Single by Boyz II Men featuring Brian McKnight

from the album Christmas Interpretations
- Released: September 28, 1993
- Recorded: 1993
- Genre: R&B; soul; christmas;
- Length: 4:11
- Label: Motown
- Songwriters: Wanya Morris; Brian McKnight;
- Producers: Boyz II Men; Brian McKnight;

Boyz II Men singles chronology
| "In the Still of the Nite (I'll Remember)" (1993) | "Let It Snow" (1993) | "I'll Make Love to You" (1994) |

Brian McKnight singles chronology
| "After the Love" (1993) | "Let It Snow" (1993) | "Crazy Love" (1995) |

Music video
- "Let It Snow - Boyz II Men ft. Brian McKnight" on YouTube

= Let It Snow (song) =

1993 single by Boyz II Men

"Let It Snow" is a song co-produced and performed by American contemporary R&B group Boyz II Men, featuring vocals from fellow American contemporary R&B singer Brian McKnight.

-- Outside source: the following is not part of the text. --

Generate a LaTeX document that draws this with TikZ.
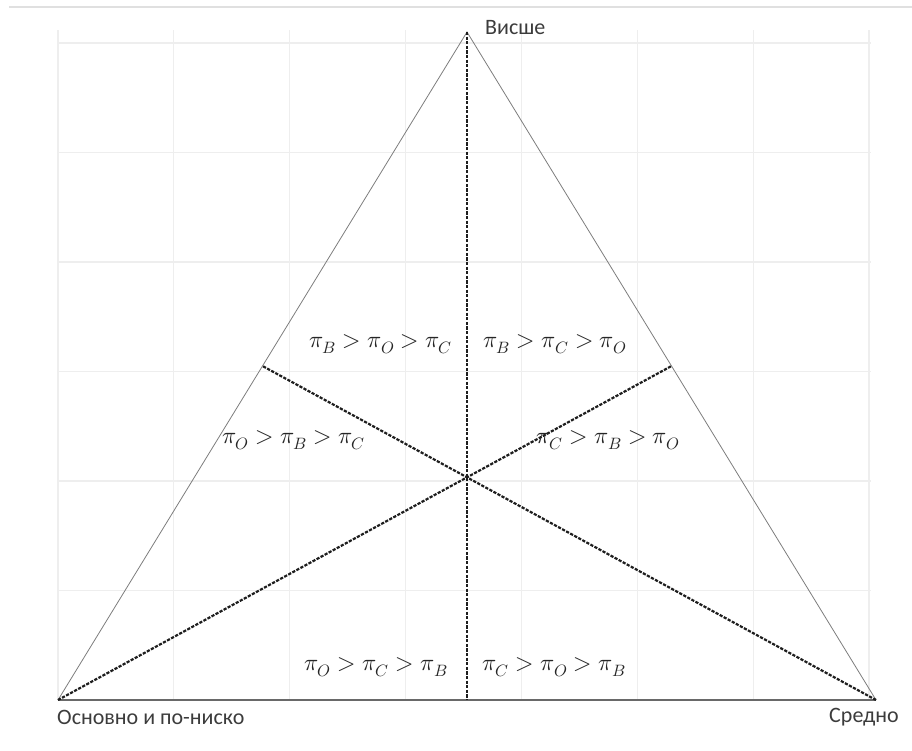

The song was issued as the only official single from the group's first holiday album, Christmas Interpretations (1993). Written by McKnight and Boyz II Men member Wanya Morris, it peaked at numbers 32 and 45 on the US Billboard Hot 100 and Cash Box Top 100. It is a prequel to the song entitled "Let It Snow '98" by McKnight and themselves, from McKnight's first Christmas album, Bethlehem, which was released five years later.

== Music video ==

The official music video for "Let It Snow" was directed by Lionel C. Martin.

== Charts ==

=== Weekly charts ===

| Chart (1993) | Peak position |
|---|---|
| Australia (ARIA) | 96 |
| US Billboard Hot 100 | 32 |
| US Hot R&B/Hip-Hop Songs (Billboard) | 17 |
| US Rhythmic Airplay (Billboard) | 17 |
| US Cash Box Top 100 | 45 |

=== Year-end charts ===

| Chart (1993) | Position |
|---|---|
| US Cash Box Top 100 | 24 |

== Certifications ==

| Region | Certification | Certified units/sales |
| United States (RIAA) | Gold | 500,000^{‡} |
^{‡} Sales+streaming figures based on certification alone.